I laugh out loud. It’s perfect. Guido walks under the tree, inverts the open umbrella, pokes the handle up into the branches and gives it a vigorous shake.
Thup, thup, thup. Thupthupthupthupthup.
The berries rain into the umbrella’s bowl and he has a couple pounds’ worth within twenty seconds. He tips the whole thing sideways and empties the contents into a bag which he hands to me.
How could I refuse?
I’m home.
—-
A non-food p.s.
This afternoon, I went to an effete yet gregarious little barber here in Ispica for a haircut and a shave with a straight-edged razor. When he’s finished trimming, he sprays herbal-smelling cologne over my face and neck, leaving me feeling spiffy and masculine. He then pulls out the local version of a styptic pencil.
“It’s like salt,” he cautions. “It will sting a little,”
He doesn’t just dab it on my tiny cuts, he wipes the broad side of the pencil across my entire chin.
I scream like a baby.
“That’s like the pain a virgin feels,” says the little man.
Clearly I’ve misunderstood.
I ask again and this time he explains by thrusting his hips into the air and using some other rather unmistakable gestures.
Welcome home, indeed.
This is Joe Ray reporting from the Motherland.
I was at the farm the other day with Francesco and his brother Salvatore. They were excited about the work two other brothers were doing, grafting olive trees. The goal of the grafting was to turn their carolea olive plants back to Sicily’s native verdese variety, by means of what looks like a brutal process, if you’re a tree.

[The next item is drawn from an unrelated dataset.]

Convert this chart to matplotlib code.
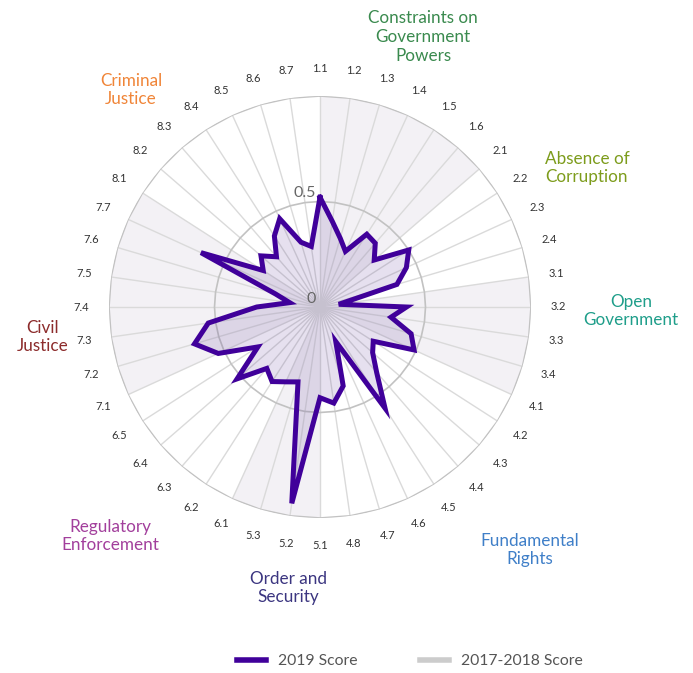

To my very untrained eye, a tree graft looks like the equivalent of getting your legs chopped off above the knee, then having appendages the size of Barbie doll legs stuck in the stumps and being bandaged up by a grinning doctor who walks away five minutes later, saying you’ll be fine.
In this case, the grafters arrived with a picnic basket worth of olive tree branches, some seriously sharp knives called innestos, a chain saw, a roll of tape and a pack of paper and plastic bags Francesco got from the local baker, and worked their way across the grove, grafting as they went.

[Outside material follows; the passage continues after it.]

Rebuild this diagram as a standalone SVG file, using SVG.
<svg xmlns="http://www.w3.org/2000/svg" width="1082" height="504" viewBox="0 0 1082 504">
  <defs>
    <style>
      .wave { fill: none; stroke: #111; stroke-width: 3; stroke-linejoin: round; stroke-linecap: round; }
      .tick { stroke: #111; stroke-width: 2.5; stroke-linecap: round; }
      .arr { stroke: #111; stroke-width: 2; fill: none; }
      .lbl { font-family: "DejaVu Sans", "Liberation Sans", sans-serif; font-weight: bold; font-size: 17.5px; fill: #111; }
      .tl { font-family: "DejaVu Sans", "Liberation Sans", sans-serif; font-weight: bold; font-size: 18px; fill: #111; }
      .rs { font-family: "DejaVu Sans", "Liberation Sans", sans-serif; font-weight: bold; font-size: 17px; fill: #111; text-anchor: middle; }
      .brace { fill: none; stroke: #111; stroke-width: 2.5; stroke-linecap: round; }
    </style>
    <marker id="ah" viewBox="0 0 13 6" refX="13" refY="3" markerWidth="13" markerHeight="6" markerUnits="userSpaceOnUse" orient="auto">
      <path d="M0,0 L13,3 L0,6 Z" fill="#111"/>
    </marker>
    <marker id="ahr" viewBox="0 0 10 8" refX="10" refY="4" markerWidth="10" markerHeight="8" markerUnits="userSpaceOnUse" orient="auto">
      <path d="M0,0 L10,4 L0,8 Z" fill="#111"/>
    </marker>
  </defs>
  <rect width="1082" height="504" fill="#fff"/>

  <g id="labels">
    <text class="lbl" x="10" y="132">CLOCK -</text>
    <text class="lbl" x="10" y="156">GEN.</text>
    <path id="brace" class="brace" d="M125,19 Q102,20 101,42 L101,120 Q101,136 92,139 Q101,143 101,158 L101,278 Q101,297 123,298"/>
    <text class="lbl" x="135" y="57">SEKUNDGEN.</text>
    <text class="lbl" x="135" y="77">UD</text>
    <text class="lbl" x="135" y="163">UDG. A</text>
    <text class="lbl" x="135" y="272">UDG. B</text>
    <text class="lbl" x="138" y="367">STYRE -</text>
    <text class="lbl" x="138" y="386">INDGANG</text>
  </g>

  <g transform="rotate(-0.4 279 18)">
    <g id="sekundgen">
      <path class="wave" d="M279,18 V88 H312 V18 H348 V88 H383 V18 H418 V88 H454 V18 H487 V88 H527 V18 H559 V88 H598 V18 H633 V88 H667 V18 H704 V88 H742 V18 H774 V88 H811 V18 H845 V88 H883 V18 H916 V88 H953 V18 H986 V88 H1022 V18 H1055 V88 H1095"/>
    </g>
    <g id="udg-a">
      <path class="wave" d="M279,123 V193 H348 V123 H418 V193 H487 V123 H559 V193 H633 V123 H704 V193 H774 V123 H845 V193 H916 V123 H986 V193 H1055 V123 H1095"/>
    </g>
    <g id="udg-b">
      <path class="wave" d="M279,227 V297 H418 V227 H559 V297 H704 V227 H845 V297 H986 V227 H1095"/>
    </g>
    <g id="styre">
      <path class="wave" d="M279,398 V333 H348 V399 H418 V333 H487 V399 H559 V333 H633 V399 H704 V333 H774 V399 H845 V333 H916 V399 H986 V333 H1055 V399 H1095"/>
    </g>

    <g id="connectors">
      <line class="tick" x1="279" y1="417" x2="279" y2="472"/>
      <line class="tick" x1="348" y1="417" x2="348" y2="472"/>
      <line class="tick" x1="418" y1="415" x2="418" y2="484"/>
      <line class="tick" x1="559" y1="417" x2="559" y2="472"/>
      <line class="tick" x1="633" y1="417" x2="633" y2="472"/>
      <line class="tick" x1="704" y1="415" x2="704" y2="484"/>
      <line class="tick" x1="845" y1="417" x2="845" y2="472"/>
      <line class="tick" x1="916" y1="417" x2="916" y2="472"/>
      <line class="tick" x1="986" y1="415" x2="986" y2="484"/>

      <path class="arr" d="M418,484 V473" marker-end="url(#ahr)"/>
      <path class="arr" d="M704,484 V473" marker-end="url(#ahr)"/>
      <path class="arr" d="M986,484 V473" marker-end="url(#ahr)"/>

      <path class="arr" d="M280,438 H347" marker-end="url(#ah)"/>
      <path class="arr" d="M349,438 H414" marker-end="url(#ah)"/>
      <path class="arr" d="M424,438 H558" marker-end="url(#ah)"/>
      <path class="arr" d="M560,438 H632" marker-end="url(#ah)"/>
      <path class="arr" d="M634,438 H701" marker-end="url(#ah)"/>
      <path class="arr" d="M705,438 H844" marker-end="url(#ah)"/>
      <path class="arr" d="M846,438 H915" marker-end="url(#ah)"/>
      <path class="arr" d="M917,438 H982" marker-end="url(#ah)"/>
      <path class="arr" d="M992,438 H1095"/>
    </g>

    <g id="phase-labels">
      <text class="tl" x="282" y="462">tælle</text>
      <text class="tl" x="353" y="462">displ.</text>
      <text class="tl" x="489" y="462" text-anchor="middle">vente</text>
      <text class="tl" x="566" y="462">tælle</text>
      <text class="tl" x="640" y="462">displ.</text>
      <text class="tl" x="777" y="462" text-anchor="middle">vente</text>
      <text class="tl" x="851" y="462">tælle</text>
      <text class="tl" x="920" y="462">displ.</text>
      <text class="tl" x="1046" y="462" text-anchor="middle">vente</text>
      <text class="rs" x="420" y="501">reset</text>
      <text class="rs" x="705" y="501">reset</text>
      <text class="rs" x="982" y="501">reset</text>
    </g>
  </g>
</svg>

Most trees in the grove are a good 12 feet tall with big, beautiful, leaf-covered branches; I’ve taken to using one of them on the top of my hill as an office. The Brothers Graft clearly didn’t share my sentimental attachment to the trees. With two quick cuts of the chainsaw, one of them reduced a tree to a waist-height Y-shaped stump.
A bit shocked and amazed that the leafless, branchless stump could go on living, I asked Francesco how they survive.
“I’d survive,” he deadpanned.
“You’re a tough cookie, my friend,” I replied.
“We’re changing them from carolea plants by grafting verdese shoots,” he continued, not missing a beat.
I ask why they don’t just remove the old trees and plant new verdese plants.
“Buying a verdese plant is outrageously expensive,” he said. “Plus, the (existing) plant is already comfortable with the weather, the soil and all of the microclimatic conditions.”
“So what grows will be 100 percent verdese?”
“Yeah. It’s not a hybrid; it changes the whole identity of the tree.”
If all goes well, three years from now, verdese olives will be growing from these trees.
We walk over and take a closer look. After the limbs are felled, each brother takes a branch above the Y, and using the innestos, they quickly create slots (about two or three per branch of the Y) that they tap the new verdese shoots into. They tightly wrap the top of the stump with packing tape, coat the top with some plastic-y tree protector, cover with a plastic bag to create a greenhouse effect, then the bakery’s paper bags to keep the sun from damaging the tender shoots and move to the next tree.
Somehow, this reminds me of an instant sex change without the estrogen tablets.
“Ah,” said Francesco’s brother Sal, “but these babies will be prettier.”
This is Joe Ray reporting from the Motherland - with special thanks to Francesco for the photos.